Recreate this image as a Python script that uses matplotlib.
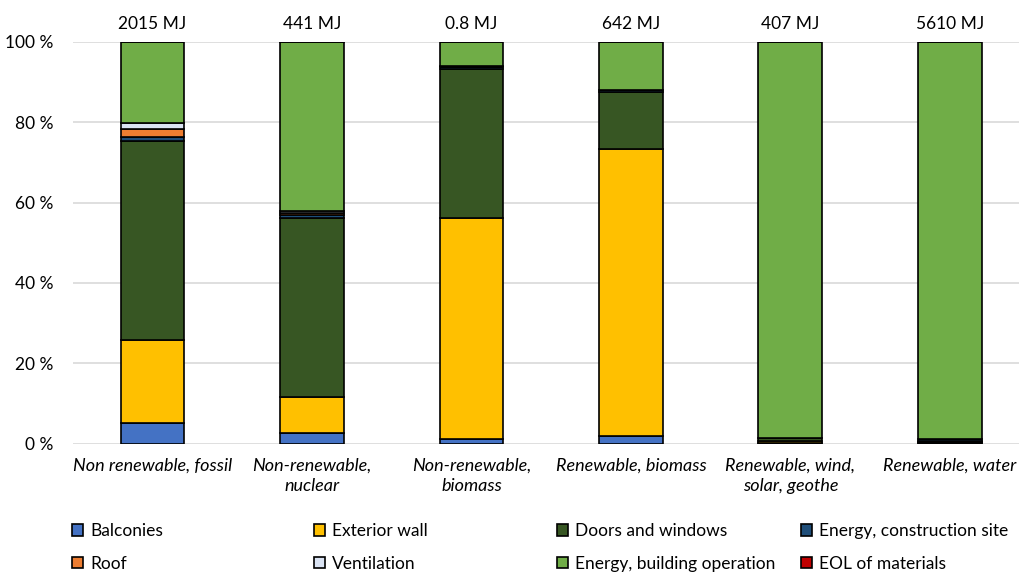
import matplotlib.pyplot as plt
import numpy as np

plt.rcParams['font.family'] = ['Lato', 'DejaVu Sans']

# categories and totals
categories = ['Non renewable, fossil', 'Non-renewable,\nnuclear', 'Non-renewable,\nbiomass',
              'Renewable, biomass', 'Renewable, wind,\nsolar, geothe', 'Renewable, water']
totals = ['2015 MJ', '441 MJ', '0.8 MJ', '642 MJ', '407 MJ', '5610 MJ']

# shares in percent, bottom to top
balconies = [5.2, 2.7, 1.2, 1.8, 0.1, 0.2]
exterior_wall = [20.6, 9.0, 55.0, 71.5, 0.5, 0.1]
doors_windows = [49.4, 44.4, 37.0, 14.1, 0.7, 0.3]
energy_site = [1.0, 0.7, 0.6, 0.5, 0.2, 0.6]
roof = [2.0, 0.6, 0.0, 0.0, 0.0, 0.0]
ventilation = [1.5, 0.5, 0.1, 0.1, 0.0, 0.0]
energy_operation = [20.3, 42.1, 6.1, 12.0, 98.5, 98.8]
eol = [0.0, 0.1, 0.0, 0.0, 0.0, 0.0]

series = [
    ('Balconies', balconies, '#4472C4'),
    ('Exterior wall', exterior_wall, '#FFC000'),
    ('Doors and windows', doors_windows, '#375623'),
    ('Energy, construction site', energy_site, '#1F4E79'),
    ('Roof', roof, '#ED7D31'),
    ('Ventilation', ventilation, '#DAE3F3'),
    ('Energy, building operation', energy_operation, '#70AD47'),
    ('EOL of materials', eol, '#C00000'),
]

fig = plt.figure(figsize=(10.2, 5.72), dpi=100)
ax = fig.add_axes([72.8 / 1020, 128.3 / 572, (1020 - 72.8) / 1020, 402 / 572])

x = np.arange(len(categories))
bottom = np.zeros(len(categories))
handles = {}
for name, vals, color in series:
    b = ax.bar(x, vals, 0.40, bottom=bottom, color=color, edgecolor='black',
               linewidth=1.2, zorder=3, label=name)
    handles[name] = b
    bottom += np.array(vals)

ax.set_xlim(-0.5, 5.44)
ax.set_ylim(0, 100)
ax.set_yticks([0, 20, 40, 60, 80, 100])
ax.set_yticklabels([f'{v} %' for v in range(0, 101, 20)], fontsize=12.5)
ax.yaxis.grid(True, color='#D9D9D9', linewidth=1.2, zorder=0)
ax.tick_params(axis='y', length=0, pad=14)
ax.tick_params(axis='x', length=0, pad=10)
ax.set_xticks(x)
ax.set_xticklabels(categories, fontsize=13, style='italic', linespacing=1.35)
for s in ax.spines.values():
    s.set_visible(False)

for xi, t in zip(x, totals):
    ax.text(xi, 104.5, t, ha='center', va='center', fontsize=12.5)

# legend laid out in four columns, filled row by row
cols = [['Balconies', 'Roof'], ['Exterior wall', 'Ventilation'],
        ['Doors and windows', 'Energy, building operation'],
        ['Energy, construction site', 'EOL of materials']]
xpos = [60, 302, 545, 789]
for names, xp in zip(cols, xpos):
    leg = fig.legend([handles[n] for n in names], names, loc='upper left',
                     bbox_to_anchor=(xp / 1020, 1 - 511 / 572), frameon=False,
                     fontsize=12.5, handlelength=0.65, handleheight=0.65,
                     handletextpad=0.4, labelspacing=0.95, borderpad=0.2)

fig.savefig('out.png', dpi=100)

::::::::::

» Required task
Repeat the material above word for word and skip every image in it.

» Written answer
Recreate this image as a Python script that uses matplotlib.
import matplotlib.pyplot as plt
import numpy as np

plt.rcParams['font.family'] = ['Lato', 'DejaVu Sans']

# categories and totals
categories = ['Non renewable, fossil', 'Non-renewable,\nnuclear', 'Non-renewable,\nbiomass',
              'Renewable, biomass', 'Renewable, wind,\nsolar, geothe', 'Renewable, water']
totals = ['2015 MJ', '441 MJ', '0.8 MJ', '642 MJ', '407 MJ', '5610 MJ']

# shares in percent, bottom to top
balconies = [5.2, 2.7, 1.2, 1.8, 0.1, 0.2]
exterior_wall = [20.6, 9.0, 55.0, 71.5, 0.5, 0.1]
doors_windows = [49.4, 44.4, 37.0, 14.1, 0.7, 0.3]
energy_site = [1.0, 0.7, 0.6, 0.5, 0.2, 0.6]
roof = [2.0, 0.6, 0.0, 0.0, 0.0, 0.0]
ventilation = [1.5, 0.5, 0.1, 0.1, 0.0, 0.0]
energy_operation = [20.3, 42.1, 6.1, 12.0, 98.5, 98.8]
eol = [0.0, 0.1, 0.0, 0.0, 0.0, 0.0]

series = [
    ('Balconies', balconies, '#4472C4'),
    ('Exterior wall', exterior_wall, '#FFC000'),
    ('Doors and windows', doors_windows, '#375623'),
    ('Energy, construction site', energy_site, '#1F4E79'),
    ('Roof', roof, '#ED7D31'),
    ('Ventilation', ventilation, '#DAE3F3'),
    ('Energy, building operation', energy_operation, '#70AD47'),
    ('EOL of materials', eol, '#C00000'),
]

fig = plt.figure(figsize=(10.2, 5.72), dpi=100)
ax = fig.add_axes([72.8 / 1020, 128.3 / 572, (1020 - 72.8) / 1020, 402 / 572])

x = np.arange(len(categories))
bottom = np.zeros(len(categories))
handles = {}
for name, vals, color in series:
    b = ax.bar(x, vals, 0.40, bottom=bottom, color=color, edgecolor='black',
               linewidth=1.2, zorder=3, label=name)
    handles[name] = b
    bottom += np.array(vals)

ax.set_xlim(-0.5, 5.44)
ax.set_ylim(0, 100)
ax.set_yticks([0, 20, 40, 60, 80, 100])
ax.set_yticklabels([f'{v} %' for v in range(0, 101, 20)], fontsize=12.5)
ax.yaxis.grid(True, color='#D9D9D9', linewidth=1.2, zorder=0)
ax.tick_params(axis='y', length=0, pad=14)
ax.tick_params(axis='x', length=0, pad=10)
ax.set_xticks(x)
ax.set_xticklabels(categories, fontsize=13, style='italic', linespacing=1.35)
for s in ax.spines.values():
    s.set_visible(False)

for xi, t in zip(x, totals):
    ax.text(xi, 104.5, t, ha='center', va='center', fontsize=12.5)

# legend laid out in four columns, filled row by row
cols = [['Balconies', 'Roof'], ['Exterior wall', 'Ventilation'],
        ['Doors and windows', 'Energy, building operation'],
        ['Energy, construction site', 'EOL of materials']]
xpos = [60, 302, 545, 789]
for names, xp in zip(cols, xpos):
    leg = fig.legend([handles[n] for n in names], names, loc='upper left',
                     bbox_to_anchor=(xp / 1020, 1 - 511 / 572), frameon=False,
                     fontsize=12.5, handlelength=0.65, handleheight=0.65,
                     handletextpad=0.4, labelspacing=0.95, borderpad=0.2)

fig.savefig('out.png', dpi=100)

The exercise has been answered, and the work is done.